One of the reasons I did so many parallel projects is that as the first person to complete a PhD in Fashion Studies, I lacked the confidence that other people found this field – or more particularly, my expertise – interesting. Every time someone offered for me to be part of a project I thought it would be the last time. But, gradually I came to realize that having a theoretical perspective on fashion was also of interest to the industry. Many companies and key players were interested in what an academic approach to fashion could entail, and in just a few years, I collaborated on a gender-blurring capsule collection within the H&M conglomerate, wrote a fashion-themed cookbook, worked for the Swedish embassy in London, the Swedish Institute in Paris, and paired up with several different museums all over Sweden, in addition to industry projects with companies such as Promostyl, Givenchy, and Vetements that I supervised at the university in Paris. But, I was quickly losing the joy of working, having turned myself into an almost mechanical figure, working relentlessly on different tasks but not knowing why or with what results, as I always had to move on to the next project without pause.
In life we know two things: that we once were born and that we one day will die. What we do in between these two facts is uncertain. More specifically, why we do what we do and how we make sure these chores have meaning is what we spend our lifetime trying to figure out. I knew I wanted to work theoretically within the field of fashion, but the heavy administrative duties, staff responsibility, the many international flights and the constant fear of being in the wrong country when a meeting was taking place were all signs that things needed to change.
Just two years after I moved to Paris, I was in Florence, where the school I worked for had rented a palace by the river to host a great party. I remember sitting in a beautiful Renaissance ballroom having a three-course dinner, waiting for the clock to strike midnight. That was the sign that my contract, which I had refused to prolong, would end. When it happened, I quietly got up from my chair, left the palace and went home to my hotel room, without even saying goodbye. Back in Paris, I deleted all my e-mail accounts connected to my old work place and cleaned up my computer. I spent the summer unemployed in Paris, watching Hitchcock movies, visiting museums and drinking wine on the terrace.
Based on my own personal work experiences, but also following the ongoing media debate on the role of work in today’s high-technological society, I started to become more and more interested in the organization, practice and symbolic value of work in the creative industries and more specifically, in the field of fashion. Why had I allowed myself to work like this? What was the allure of fashion? In what ways did work in this industry differ from other creative fields? Why do we do what we do for a living?
Soon, I was interviewing stylists, designers, photographers and fashion writers, using the network that I had built up during my years of working nonstop. The concept was simple: I first asked the informant what they did for a living, and then I asked them why. In this way, I could study the narratives concerning work in the field of fashion. Quickly, I realized that the question of work was actually the question of how to define a meaningful life. What we do is interconnected with why, and this unpacks the ideas we have of what we want to spend our time – which literally is our life – doing.
That first study was published in an anthology by Lund University in the south of Sweden, situated in the larger Copenhagen area, which had developed a BA program for Fashion Studies.
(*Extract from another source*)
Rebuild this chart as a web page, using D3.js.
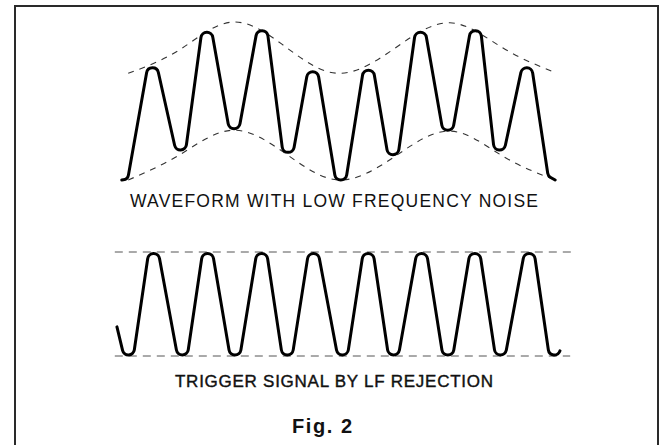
<!DOCTYPE html>
<html>
<head>
<meta charset="utf-8">
<script src="https://cdn.jsdelivr.net/npm/d3@7"></script>
<style>
  body { margin: 0; background: #fff; }
  svg { display: block; }
</style>
</head>
<body>
<div id="fig"></div>
<script>
// time in cycles of the signal, voltage normalised to the envelope

// top trace: waveform riding on low frequency noise (turning points)
var noisyT = [-0.06, 0.05, 0.50, 1.06, 1.51, 2.03, 2.57, 3.02, 3.50, 4.02, 4.53, 5.00, 5.49, 6.01, 6.55, 6.94, 7.50, 7.88, 8.01];
var noisyV = [-1.00, -0.99, 0.42, -0.62, 0.87, -0.35, 0.89, -0.65, 0.37, -1.00, 0.39, -0.68, 0.87, -0.37, 0.89, -0.62, 0.42, -0.95, -1.00];

// dashed envelope of the noisy trace
var envT     = [0.06, 1.02, 2.01, 3.02, 4.00, 5.03, 6.05, 7.04, 8.01];
var envUpper = [0.35, 0.65, 1.00, 0.67, 0.35, 0.67, 0.99, 0.67, 0.36];
var envLower = [-1.00, -0.68, -0.37, -0.68, -1.00, -0.70, -0.38, -0.70, -1.00];

// bottom trace: trigger signal after LF rejection
var cleanT = [-0.15, 0.09, 0.52, 1.08, 1.53, 2.05, 2.55, 3.02, 3.50, 4.06, 4.53, 4.99, 5.53, 6.01, 6.52, 6.98, 7.54, 7.95, 8.10];
var cleanV = [-0.44, -0.98, 0.97, -0.98, 0.97, -0.98, 0.97, -0.98, 0.97, -0.98, 0.97, -0.98, 0.97, -0.98, 0.97, -0.98, 0.97, -0.98, -0.90];

// dashed level lines of the clean trace
var levelV = [1, -1];
var levelT = [[-0.19, 8.38], [-0.19, 8.29]];

var labels = ["WAVEFORM WITH LOW FREQUENCY NOISE", "TRIGGER SIGNAL BY LF REJECTION"];
var caption = "Fig. 2";

var width = 661, height = 445;

var svg = d3.select("#fig")
  .append("svg")
  .attr("width", width)
  .attr("height", height);

svg.append("rect")
  .attr("width", width)
  .attr("height", height)
  .attr("fill", "#fff");

// frame, open at the bottom
svg.append("path")
  .attr("d", "M15,447V6H658V447")
  .attr("fill", "none")
  .attr("stroke", "#2a2a2a")
  .attr("stroke-width", 2);

var x = d3.scaleLinear().domain([0, 8]).range([125, 554.6]);
var yTop = d3.scaleLinear().domain([-1, 1]).range([180, 22]);
var yBot = d3.scaleLinear().domain([-1, 1]).range([356, 252]);

function zip(ts, vs) {
  return ts.map(function(t, i) { return [t, vs[i]]; });
}

// straight flanks with round tops: the corners are pushed out so
// that the arc of radius r just touches each turning point
function roundedWave(ts, vs, ys, r) {
  var pts = ts.map(function(t, i) { return [x(t), ys(vs[i])]; });
  var n = pts.length;
  var sgn = pts.map(function(p, i) {
    if (i == 0 || i == n - 1) return 0;
    if (p[1] <= pts[i-1][1] && p[1] <= pts[i+1][1]) return -1;
    if (p[1] >= pts[i-1][1] && p[1] >= pts[i+1][1]) return 1;
    return 0;
  });
  var e = pts.map(function() { return 0; });
  var V = pts;
  for (var k = 0; k < 40; k++) {
    V = pts.map(function(p, i) { return [p[0], p[1] + sgn[i] * e[i]]; });
    e = V.map(function(v, i) {
      if (!sgn[i]) return 0;
      var ax = V[i-1][0] - v[0], ay = V[i-1][1] - v[1],
          bx = V[i+1][0] - v[0], by = V[i+1][1] - v[1];
      var la = Math.hypot(ax, ay), lb = Math.hypot(bx, by);
      var ang = Math.acos((ax * bx + ay * by) / la / lb);
      var ux = ax / la + bx / lb, uy = ay / la + by / lb;
      var bisY = Math.abs(uy) / Math.hypot(ux, uy);
      return Math.max(0, Math.min(60, bisY * r / Math.sin(ang / 2) - r));
    });
  }
  var p = d3.path();
  p.moveTo(V[0][0], V[0][1]);
  for (var i = 1; i < n - 1; i++) p.arcTo(V[i][0], V[i][1], V[i+1][0], V[i+1][1], r);
  p.lineTo(V[n-1][0], V[n-1][1]);
  return p.toString();
}

var smooth = d3.line()
  .x(function(d) { return x(d[0]); })
  .y(function(d) { return yTop(d[1]); })
  .curve(d3.curveNatural);

// envelopes
[envUpper, envLower].forEach(function(env) {
  svg.append("path")
    .datum(zip(envT, env))
    .attr("d", smooth)
    .attr("fill", "none")
    .attr("stroke", "#333")
    .attr("stroke-width", 1.1)
    .attr("stroke-dasharray", "6,6");
});

svg.append("path")
  .attr("d", roundedWave(noisyT, noisyV, yTop, 6))
  .attr("fill", "none")
  .attr("stroke", "#000")
  .attr("stroke-width", 3)
  .attr("stroke-linejoin", "round")
  .attr("stroke-linecap", "round");

// level lines
svg.selectAll(".level")
  .data(levelV)
  .enter().append("line")
    .attr("class", "level")
    .attr("x1", function(d, i) { return x(levelT[i][0]); })
    .attr("x2", function(d, i) { return x(levelT[i][1]); })
    .attr("y1", function(d) { return yBot(d); })
    .attr("y2", function(d) { return yBot(d); })
    .attr("stroke", "#555")
    .attr("stroke-width", 1)
    .attr("stroke-dasharray", "8,6");

svg.append("path")
  .attr("d", roundedWave(cleanT, cleanV, yBot, 6))
  .attr("fill", "none")
  .attr("stroke", "#000")
  .attr("stroke-width", 3)
  .attr("stroke-linejoin", "round")
  .attr("stroke-linecap", "round");

svg.append("text")
  .attr("x", 130)
  .attr("y", 207)
  .attr("textLength", 408)
  .attr("lengthAdjust", "spacing")
  .style("font", "17.5px 'Liberation Sans', Arial, sans-serif")
  .style("fill", "#111")
  .text(labels[0]);

svg.append("text")
  .attr("x", 175)
  .attr("y", 387)
  .attr("textLength", 318)
  .attr("lengthAdjust", "spacing")
  .style("font", "17px 'Liberation Sans', Arial, sans-serif")
  .style("fill", "#111")
  .style("stroke", "#111")
  .style("stroke-width", 0.4)
  .text(labels[1]);

svg.append("text")
  .attr("x", 292)
  .attr("y", 433)
  .attr("textLength", 60)
  .attr("lengthAdjust", "spacing")
  .style("font", "bold 20px 'Liberation Sans', Arial, sans-serif")
  .style("fill", "#111")
  .text(caption);
</script>
</body>
</html>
Soon I was offered a temporary position in the subject, which soon was turned into a tenured position as Assistant Professor.
Strangely enough, Lund is located in the region where I lived as a child. It has been an odd sensation to be back in this place, full of memories but without connections to my present existence. But, I have come to be fond of hearing my own dialect spoken around me, and it is rather strange to know my way around again, after so many years away. Also, shortly after I returned, we received a generous donation to further expand the research aspect of Fashion Studies at Lund University. This will allow me to spend a large part of the next three years working on my latest project, which is a monograph on creative work in the contemporary fashion industry, based in ethnographic fieldwork.
When I look back, I can see the red thread connecting the dots of my life. Deciding to study Ethnology seemed, from a financial point of view, to be an idiotic decision. To pursue a PhD in Fashion Studies even more so. Moving to Paris without a clear plan was borderline stupid, and quitting my position there, having yet again to relocate internationally was reckless. But, all choices I have made have been based in my desire to know more about the world, to further my education and to sharpen my expertise. The reason I have been successful so far is that I am driven by the need to continually develop and grow. Through my experiences I have realized that the most important aspect to working is to know why you do what you do. In what ways does your work matter, to yourself and to the greater community? What problems do you strive to solve? What solutions do you offer? By having a reason for doing a particular kind of work, you have articulated your driving force, and this force will open doors you didn’t even know existed.
This past fall, outside of my work at Lund University, I have also worked at Stockholm University and Beckmans College of Design. I was a fashion writer for Bon magazine, both online and in print. I was the fashion editor at Plaza magazine. I made the plan for how Sweden will promote fashion through all our embassies and consulates around the world. I was copywriter for the rebranding of furniture brand Swedese. I planned one of the largest national ad campaigns in Sweden. I worked with the Swedish consulate in Istanbul in promoting a feminist perspective on fashion, analyzed the fashion at the Nobel dinner for Swedish television, participated in a fashion exhibition in Stockholm and planned an upcoming international exhibition on fashion styling that I will curate with Dr. Ane Lynge-Jorlén in 2018. I also collaborated on a number of other fashion-related projects, with a number of different partners.
I know what my career has looked like up until this point, but I have no idea what lies ahead. The donation covers my research for the next three years. What will fashion studies will have evolved into by then? Or, more to the point, what kind of work I will have the opportunity to engage in, and in what places in the world? For me, as long as the work in itself has meaning and it in some way helps develop the society that I am part of, the exact nature of the chores is of lesser importance.